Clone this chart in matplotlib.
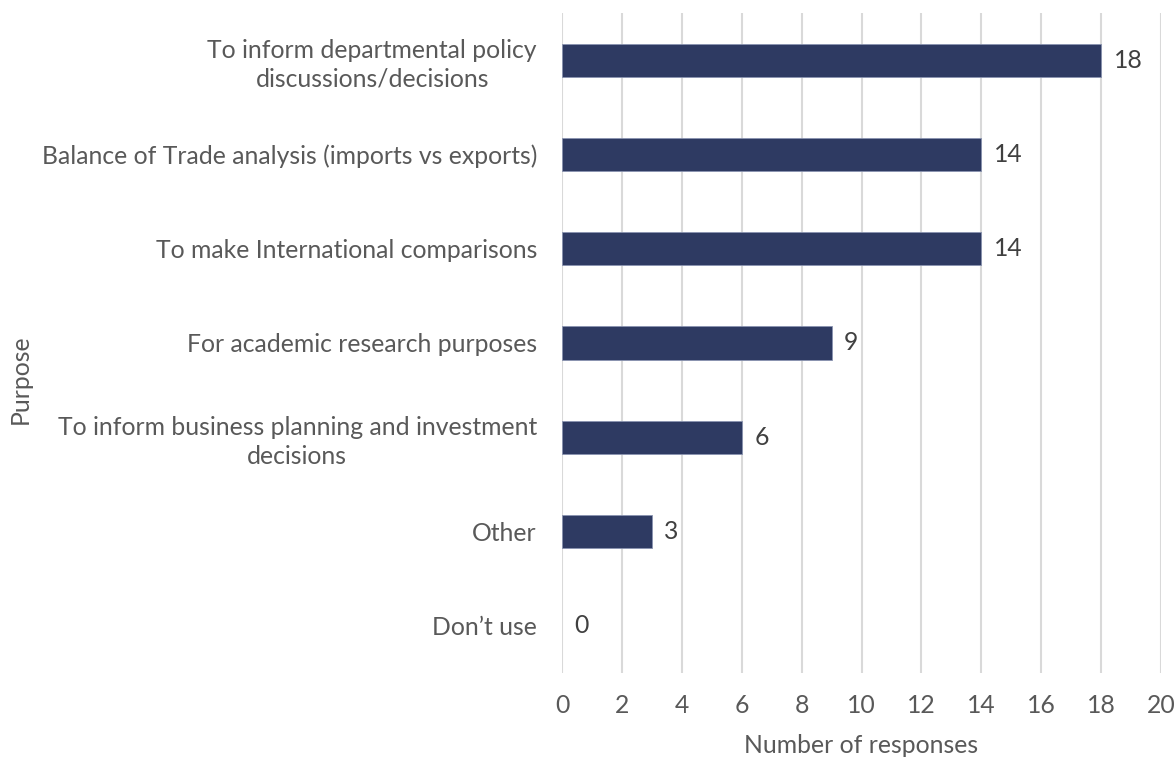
import matplotlib
matplotlib.use("Agg")
import matplotlib.pyplot as plt

# survey responses: what the trade data is used for
purposes = [
    "To inform departmental policy\ndiscussions/decisions",
    "Balance of Trade analysis (imports vs exports)",
    "To make International comparisons",
    "For academic research purposes",
    "To inform business planning and investment\ndecisions",
    "Other",
    "Don\u2019t use",
]
responses = [18, 14, 14, 9, 6, 3, 0]
xticks = list(range(0, 21, 2))

bar_colour = "#2E3A62"
text_colour = "#595959"
grid_colour = "#D9D9D9"
fs = 17.8

plt.rcParams["font.family"] = ["Lato", "DejaVu Sans"]

fig = plt.figure(figsize=(11.74, 7.58), dpi=100)
ax = fig.add_axes([0.4787, 0.112, 0.5103, 0.871])

ypos = list(range(len(purposes)))
bars = ax.barh(ypos, responses, height=0.35, color=bar_colour,
               edgecolor="#8A93B0", linewidth=0.6, zorder=3)
for b, v in zip(bars, responses):
    if v == 0:
        b.set_visible(False)

for y, v in zip(ypos, responses):
    ax.annotate(str(v), (v, y), xytext=(9, 0), textcoords="offset points",
                va="center", ha="left", fontsize=fs, color="#404040")

ax.set_xlim(0, 20)
ax.set_ylim(len(purposes) - 0.5, -0.5)
ax.set_xticks(xticks)
ax.set_yticks(ypos)
ax.set_yticklabels(purposes, multialignment="center", linespacing=1.3)
ax.tick_params(axis="both", length=0, labelsize=fs, labelcolor=text_colour)
ax.tick_params(axis="y", pad=18)
ax.tick_params(axis="x", pad=15)

ax.grid(axis="x", color=grid_colour, linewidth=1.5, zorder=0)
ax.set_axisbelow(True)
for s in ax.spines.values():
    s.set_visible(False)

ax.set_xlabel("Number of responses", fontsize=fs, color=text_colour, labelpad=12)
fig.text(0.017, 0.5, "Purpose", rotation=90, va="center", ha="center",
         fontsize=fs, color=text_colour)

fig.savefig("out.png", dpi=100)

------------------------------------------------------------------------

### WHAT THE TASK ASKS
Quote each line of the listing exactly, but leave the pictures out.

### RESULT OF THE EXERCISE
Clone this chart in matplotlib.
import matplotlib
matplotlib.use("Agg")
import matplotlib.pyplot as plt

# survey responses: what the trade data is used for
purposes = [
    "To inform departmental policy\ndiscussions/decisions",
    "Balance of Trade analysis (imports vs exports)",
    "To make International comparisons",
    "For academic research purposes",
    "To inform business planning and investment\ndecisions",
    "Other",
    "Don\u2019t use",
]
responses = [18, 14, 14, 9, 6, 3, 0]
xticks = list(range(0, 21, 2))

bar_colour = "#2E3A62"
text_colour = "#595959"
grid_colour = "#D9D9D9"
fs = 17.8

plt.rcParams["font.family"] = ["Lato", "DejaVu Sans"]

fig = plt.figure(figsize=(11.74, 7.58), dpi=100)
ax = fig.add_axes([0.4787, 0.112, 0.5103, 0.871])

ypos = list(range(len(purposes)))
bars = ax.barh(ypos, responses, height=0.35, color=bar_colour,
               edgecolor="#8A93B0", linewidth=0.6, zorder=3)
for b, v in zip(bars, responses):
    if v == 0:
        b.set_visible(False)

for y, v in zip(ypos, responses):
    ax.annotate(str(v), (v, y), xytext=(9, 0), textcoords="offset points",
                va="center", ha="left", fontsize=fs, color="#404040")

ax.set_xlim(0, 20)
ax.set_ylim(len(purposes) - 0.5, -0.5)
ax.set_xticks(xticks)
ax.set_yticks(ypos)
ax.set_yticklabels(purposes, multialignment="center", linespacing=1.3)
ax.tick_params(axis="both", length=0, labelsize=fs, labelcolor=text_colour)
ax.tick_params(axis="y", pad=18)
ax.tick_params(axis="x", pad=15)

ax.grid(axis="x", color=grid_colour, linewidth=1.5, zorder=0)
ax.set_axisbelow(True)
for s in ax.spines.values():
    s.set_visible(False)

ax.set_xlabel("Number of responses", fontsize=fs, color=text_colour, labelpad=12)
fig.text(0.017, 0.5, "Purpose", rotation=90, va="center", ha="center",
         fontsize=fs, color=text_colour)

fig.savefig("out.png", dpi=100)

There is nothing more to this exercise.